- _SOURCE EXCERPT_
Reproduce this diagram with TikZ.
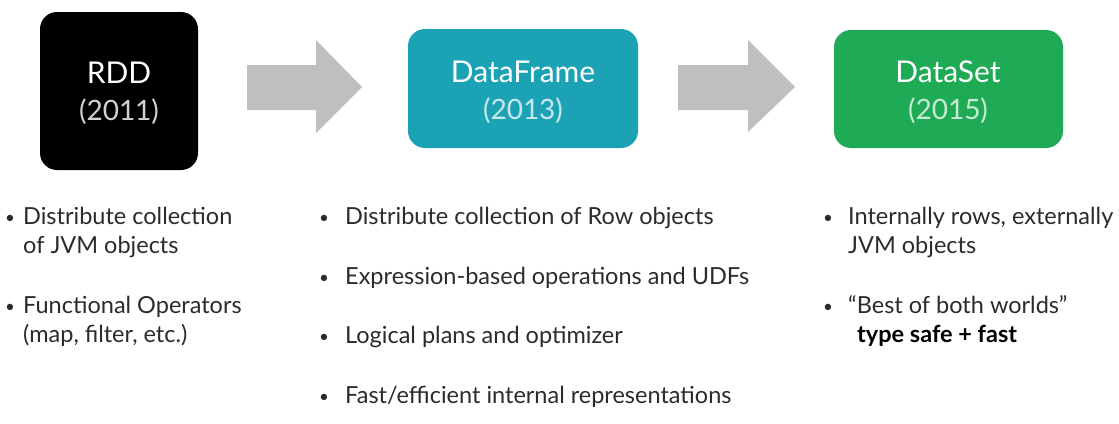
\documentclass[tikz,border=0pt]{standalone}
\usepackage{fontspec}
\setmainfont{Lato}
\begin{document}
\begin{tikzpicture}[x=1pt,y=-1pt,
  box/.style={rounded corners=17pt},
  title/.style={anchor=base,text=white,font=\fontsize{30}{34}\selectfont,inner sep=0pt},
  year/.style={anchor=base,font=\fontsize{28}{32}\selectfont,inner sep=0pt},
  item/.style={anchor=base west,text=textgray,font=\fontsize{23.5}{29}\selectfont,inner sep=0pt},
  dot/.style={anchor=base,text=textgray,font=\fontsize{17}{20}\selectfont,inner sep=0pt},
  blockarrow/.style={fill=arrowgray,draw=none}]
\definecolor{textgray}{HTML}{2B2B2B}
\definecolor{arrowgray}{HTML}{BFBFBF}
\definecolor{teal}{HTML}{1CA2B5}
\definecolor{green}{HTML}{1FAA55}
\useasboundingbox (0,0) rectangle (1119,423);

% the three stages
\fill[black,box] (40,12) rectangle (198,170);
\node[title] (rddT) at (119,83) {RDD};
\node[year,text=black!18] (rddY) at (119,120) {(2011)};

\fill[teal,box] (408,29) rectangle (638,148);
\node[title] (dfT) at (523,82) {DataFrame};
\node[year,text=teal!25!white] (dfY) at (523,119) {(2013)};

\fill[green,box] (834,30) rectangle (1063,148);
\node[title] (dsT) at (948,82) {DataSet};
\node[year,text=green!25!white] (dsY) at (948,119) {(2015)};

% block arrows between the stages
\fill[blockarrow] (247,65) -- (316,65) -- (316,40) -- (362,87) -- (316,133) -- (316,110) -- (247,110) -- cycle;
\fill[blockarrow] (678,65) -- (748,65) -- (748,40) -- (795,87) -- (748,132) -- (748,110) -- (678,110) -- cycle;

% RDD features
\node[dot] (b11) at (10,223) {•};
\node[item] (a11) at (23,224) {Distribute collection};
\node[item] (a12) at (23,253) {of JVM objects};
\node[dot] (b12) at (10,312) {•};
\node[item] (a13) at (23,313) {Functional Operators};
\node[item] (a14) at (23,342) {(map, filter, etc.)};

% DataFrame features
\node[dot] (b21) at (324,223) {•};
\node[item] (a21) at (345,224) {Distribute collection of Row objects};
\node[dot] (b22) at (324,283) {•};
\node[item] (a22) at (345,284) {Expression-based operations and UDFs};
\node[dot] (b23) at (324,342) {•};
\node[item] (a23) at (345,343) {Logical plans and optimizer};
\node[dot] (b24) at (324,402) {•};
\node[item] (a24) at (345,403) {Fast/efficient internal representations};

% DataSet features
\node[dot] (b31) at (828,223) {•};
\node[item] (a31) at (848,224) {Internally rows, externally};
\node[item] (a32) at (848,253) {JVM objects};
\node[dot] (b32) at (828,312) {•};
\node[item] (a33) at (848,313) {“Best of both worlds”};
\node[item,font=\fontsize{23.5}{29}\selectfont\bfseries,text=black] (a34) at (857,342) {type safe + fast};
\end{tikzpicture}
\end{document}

- _WORK TO COMPLETE_
The lines from the start of the data through the line that contains "(a14) at (23,342)" are to be returned exactly, please, with both ends included and every picture left out.

- _WRITTEN ANSWER_
Reproduce this diagram with TikZ.
\documentclass[tikz,border=0pt]{standalone}
\usepackage{fontspec}
\setmainfont{Lato}
\begin{document}
\begin{tikzpicture}[x=1pt,y=-1pt,
  box/.style={rounded corners=17pt},
  title/.style={anchor=base,text=white,font=\fontsize{30}{34}\selectfont,inner sep=0pt},
  year/.style={anchor=base,font=\fontsize{28}{32}\selectfont,inner sep=0pt},
  item/.style={anchor=base west,text=textgray,font=\fontsize{23.5}{29}\selectfont,inner sep=0pt},
  dot/.style={anchor=base,text=textgray,font=\fontsize{17}{20}\selectfont,inner sep=0pt},
  blockarrow/.style={fill=arrowgray,draw=none}]
\definecolor{textgray}{HTML}{2B2B2B}
\definecolor{arrowgray}{HTML}{BFBFBF}
\definecolor{teal}{HTML}{1CA2B5}
\definecolor{green}{HTML}{1FAA55}
\useasboundingbox (0,0) rectangle (1119,423);

% the three stages
\fill[black,box] (40,12) rectangle (198,170);
\node[title] (rddT) at (119,83) {RDD};
\node[year,text=black!18] (rddY) at (119,120) {(2011)};

\fill[teal,box] (408,29) rectangle (638,148);
\node[title] (dfT) at (523,82) {DataFrame};
\node[year,text=teal!25!white] (dfY) at (523,119) {(2013)};

\fill[green,box] (834,30) rectangle (1063,148);
\node[title] (dsT) at (948,82) {DataSet};
\node[year,text=green!25!white] (dsY) at (948,119) {(2015)};

% block arrows between the stages
\fill[blockarrow] (247,65) -- (316,65) -- (316,40) -- (362,87) -- (316,133) -- (316,110) -- (247,110) -- cycle;
\fill[blockarrow] (678,65) -- (748,65) -- (748,40) -- (795,87) -- (748,132) -- (748,110) -- (678,110) -- cycle;

% RDD features
\node[dot] (b11) at (10,223) {•};
\node[item] (a11) at (23,224) {Distribute collection};
\node[item] (a12) at (23,253) {of JVM objects};
\node[dot] (b12) at (10,312) {•};
\node[item] (a13) at (23,313) {Functional Operators};
\node[item] (a14) at (23,342) {(map, filter, etc.)};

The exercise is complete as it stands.